Wine from China? Why not? - Jennifer Hong grew up in Shanghai, fell in love with French wines and studied winemaking in France and California. Now she finds herself bridging three cultures as the winemaker for China Silk wines, which were introduced to the United States earlier this year, starting with Texas.


The wines are a joint American-Chinese venture into relatively new territory for the Chinese. "In China, we don't have a culture of wine drinking," Ms. Hong said in Dallas recently to talk about the wines, "but I started even in college." That was in 1982, she says, when Chinese wines were sweet, "more like grape juice with a little alcohol."

Then one day she had an epiphany while tasting wine. "In 1988, the one that made me never look back was Chateauneuf-du-Pape," Ms. Hong says. The wine is a classic from the Rhone region in southern France. But she hadn't given a thought to making wine until years later in California, when the dot-com bust left her without a job.

"My then-husband said, 'Why don't you go back to school and study at Davis?' " The University of California at Davis is America's premier viticulture school. "I thought, 'Why not?' That was just five years ago."



KYE R. LEE/DMN
ZWinemaker Jennifer Hong divides her time between her home in San Francisco and the China Silk winery in China


She already had a degree in industrial chemistry, which provided a good foundation. After graduation, she moved to France briefly to gain winemaking experience there. Then, while she was working at Kendall-Jackson in California, a former professor linked her up with an American entrepreneur who was starting the joint Chinese-American wine project.

But it took a while to get the wines right. Steve Clarke, the American entrepreneur, knew retail and importing, but not wine. He'd chosen a Chinese winery that had been completely modernized and imported some samples.

But they weren't up to Ms. Hong's standards.

"I told Steve they were not good enough," Ms. Hong says, "and you don't need to do 10 wines." Instead of single varietals – wines made from single grapes – she advised him to start with blends. She also urged a lower price to be competitive.

"So I went to the winery," she says, "and talked to the winemaker." But even though Ms. Hong provided the formulas and specifications, the second batch still wasn't right. "We modified them again last year," Ms. Hong says. That's when she finally gave them her nod of approval, and China Silk officially launched in February.

Two of the five wines, China Silk Marco Polo White and China Silk Marco Polo Red, have already won bronze medals in this year's San Francisco International Wine Competition. Not bad for $7 bottles of wine.

The unoaked white is primarily chardonnay with a bit of riesling added. "I tried to give it more floral, more fruit in the nose," Ms. Hong says. "It's a very easy-drinking wine." It shows light citrus and tropical notes, with a hint of grapefruit.

Similarly unoaked, the red blends cabernet sauvignon, merlot and syrah.
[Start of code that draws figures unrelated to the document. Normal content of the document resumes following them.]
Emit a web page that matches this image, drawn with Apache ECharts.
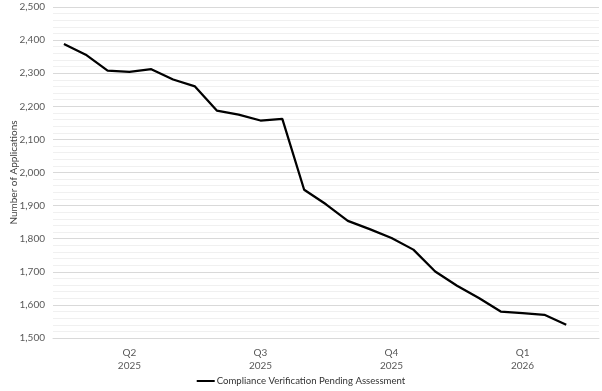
<!DOCTYPE html>
<html><head><meta charset="utf-8">
<script src="https://cdn.jsdelivr.net/npm/echarts@6/dist/echarts.min.js"></script>
<style>html,body{margin:0;padding:0;background:#fff}#c{width:602px;height:391px}</style>
</head><body><div id="c"></div>
<script>
const categories = ['P1','P2','P3','P4','P5','P6','P7','P8','P9','P10','P11','P12','P13','P14','P15','P16','P17','P18','P19','P20','P21','P22','P23','P24','P25'];
const pendingValues = [2388,2356,2308,2304,2312,2281,2260,2187,2175,2157,2162,1948,1904,1854,1829,1802,1767,1701,1658,1621,1580,1575,1570,1540,null];
const quarterLabels = {3:'Q2\n2025', 9:'Q3\n2025', 15:'Q4\n2025', 21:'Q1\n2026'};
const seriesName = 'Compliance Verification Pending Assessment';
const FONT = 'Lato';
const chart = echarts.init(document.getElementById('c'), null, {renderer:'canvas'});
chart.setOption({
  animation:false,
  textStyle:{fontFamily:FONT},
  grid:{left:53,right:3,top:7,bottom:53,containLabel:false,outerBoundsMode:'none'},
  legend:{bottom:0,left:'center',itemWidth:18,itemHeight:2,itemGap:4,icon:'rect',
    textStyle:{fontFamily:FONT,fontSize:9.6,color:'#333333',padding:[0,0,0,-3]},data:[seriesName]},
  xAxis:{type:'category',data:categories,boundaryGap:true,
    axisLine:{show:true,lineStyle:{color:'#d9d9d9'}},axisTick:{show:false},splitLine:{show:false},
    axisLabel:{interval:0,margin:8,lineHeight:13,fontSize:10,color:'#595959',fontFamily:FONT,
      formatter:(v,i)=>quarterLabels[i]||''}},
  yAxis:{type:'value',min:1500,max:2500,interval:100,
    name:'Number of Applications',nameLocation:'middle',nameGap:34,nameRotate:90,nameMoveOverlap:false,
    nameTextStyle:{fontSize:10,color:'#404040',fontFamily:FONT},
    axisLine:{show:false},axisTick:{show:false},
    axisLabel:{fontSize:10,color:'#595959',margin:8,fontFamily:FONT,
      formatter:v=>v.toLocaleString('en-US')},
    splitLine:{lineStyle:{color:'#d9d9d9',width:1}},
    minorTick:{show:false,splitNumber:5},
    minorSplitLine:{show:true,lineStyle:{color:'#f0f0f0',width:1}}},
  series:[{name:seriesName,type:'line',data:pendingValues,showSymbol:false,symbol:'none',
    lineStyle:{color:'#000',width:2.25},itemStyle:{color:'#000'}}]
});
</script></body></html>
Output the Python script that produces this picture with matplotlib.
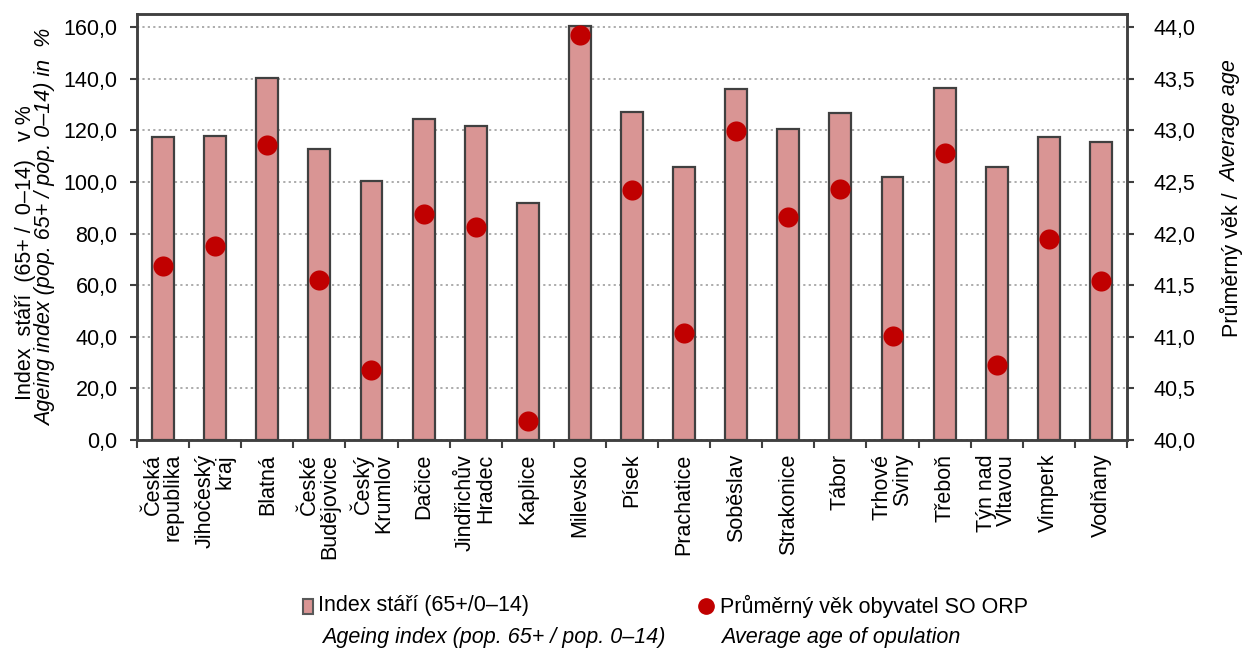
import matplotlib
matplotlib.use("Agg")
import matplotlib.pyplot as plt
from matplotlib.ticker import FuncFormatter, FixedLocator
from matplotlib.patches import Rectangle
from matplotlib.lines import Line2D

plt.rcParams['font.family'] = ['Liberation Sans', 'DejaVu Sans']

categories = ["Česká\nrepublika", "Jihočeský\nkraj", "Blatná", "České\nBudějovice",
              "Český\nKrumlov", "Dačice", "Jindřichův\nHradec", "Kaplice", "Milevsko",
              "Písek", "Prachatice", "Soběslav", "Strakonice", "Tábor", "Trhové\nSviny",
              "Třeboň", "Týn nad\nVltavou", "Vimperk", "Vodňany"]
ageing_index = [117.3, 117.9, 140.4, 112.6, 100.2, 124.3, 121.8, 91.8, 160.5,
                127.2, 105.7, 135.9, 120.4, 126.6, 101.8, 136.5, 105.7, 117.3, 115.6]
average_age = [41.69, 41.88, 42.86, 41.55, 40.68, 42.19, 42.06, 40.18, 43.92,
               42.42, 41.04, 42.99, 42.16, 42.43, 41.01, 42.78, 40.73, 41.95, 41.54]
left_ticks = [0, 20, 40, 60, 80, 100, 120, 140, 160]
right_ticks = [40.0, 40.5, 41.0, 41.5, 42.0, 42.5, 43.0, 43.5, 44.0]

FS = 15.5
SPINE = '#404040'

fig = plt.figure(figsize=(12.45, 6.52), dpi=100)
ax = fig.add_axes([137/1245, 1-440/652, (1127-137)/1245, (440-14)/652])
ax2 = ax.twinx()

x = list(range(len(categories)))
ax.bar(x, ageing_index, width=0.42, color='#D99594', edgecolor=SPINE, linewidth=1.6, zorder=3)
ax2.scatter(x, average_age, s=210, color='#C00000', zorder=4, linewidths=0)

ax.set_xlim(-0.5, len(categories) - 0.5)
ax.set_ylim(0, 165.05)
ax2.set_ylim(40, 40 + 165.05 / 40)

ax.yaxis.set_major_locator(FixedLocator(left_ticks))
ax2.yaxis.set_major_locator(FixedLocator(right_ticks))
fmt = FuncFormatter(lambda v, p: f"{v:.1f}".replace('.', ','))
ax.yaxis.set_major_formatter(fmt)
ax2.yaxis.set_major_formatter(fmt)

ax.grid(axis='y', color='#A6A6A6', linestyle=(0, (1.2, 1.8)), linewidth=1.3, zorder=0)
ax.set_axisbelow(True)

# x ticks at category boundaries, labels at centres
ax.set_xticks([i - 0.5 for i in range(len(categories) + 1)])
ax.set_xticklabels([])
ax.set_xticks(x, minor=True)
ax.set_xticklabels(categories, minor=True, rotation=90, ha='center', va='top',
                   multialignment='right', fontsize=FS, linespacing=0.95)
ax.tick_params(axis='x', which='major', direction='out', length=6, width=1.5, color=SPINE)
ax.tick_params(axis='x', which='minor', length=0, pad=10)
ax.tick_params(axis='y', direction='out', length=5, width=1.5, color=SPINE, labelsize=FS, pad=9)
ax2.tick_params(axis='y', direction='out', length=5, width=1.5, color=SPINE, labelsize=FS, pad=14)

for a in (ax, ax2):
    for s in a.spines.values():
        s.set_color(SPINE)
        s.set_linewidth(1.8)

# axis titles
fig.text(26/1245, 1-253/652, "Index  stáří  (65+ /  0–14)   v %", rotation=90,
         ha='center', va='center', fontsize=FS)
fig.text(46/1245, 1-227/652, "Ageing index (pop. 65+ / pop. 0–14) in  %", rotation=90,
         ha='center', va='center', fontsize=FS, style='italic')
fig.text(1231/1245, 1-186/652, "Průměrný věk / ", rotation=90,
         ha='center', va='top', fontsize=FS)
fig.text(1231/1245, 1-182/652, "Average age", rotation=90,
         ha='center', va='bottom', fontsize=FS, style='italic')

# legend
fig.add_artist(Rectangle((303/1245, 1-614/652), 10/1245, 15/652, transform=fig.transFigure,
                         facecolor='#D99594', edgecolor='#595959', linewidth=1.5))
fig.text(318/1245, 1-606/652, "Index stáří (65+/0–14)", ha='left', va='center', fontsize=FS)
fig.text(322/1245, 1-638/652, "Ageing index (pop. 65+ / pop. 0–14)", ha='left', va='center',
         fontsize=FS, style='italic')
fig.add_artist(Line2D([706/1245], [1-606/652], transform=fig.transFigure, marker='o',
                      markersize=11, color='#C00000', linestyle='none'))
fig.text(720/1245, 1-606/652, "Průměrný věk obyvatel SO ORP", ha='left', va='center', fontsize=FS)
fig.text(721/1245, 1-638/652, "Average age of opulation", ha='left', va='center',
         fontsize=FS, style='italic')

fig.savefig("out.png", dpi=100)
It starts with soft, dark berries, adding toasted red pepper and silky tannins in the mouth. "It goes with everything," Ms. Hong says. "It's more European in style, more restrained."

And yes, the grapes are grown in China, in the foothills of the Tian Shan mountain range in Urumqi, Xinjiang. Ms. Hong shuttles between there and her home in San Francisco. China Silk Marco Polo White and Red are $7 at Pogo's and Mr. G's.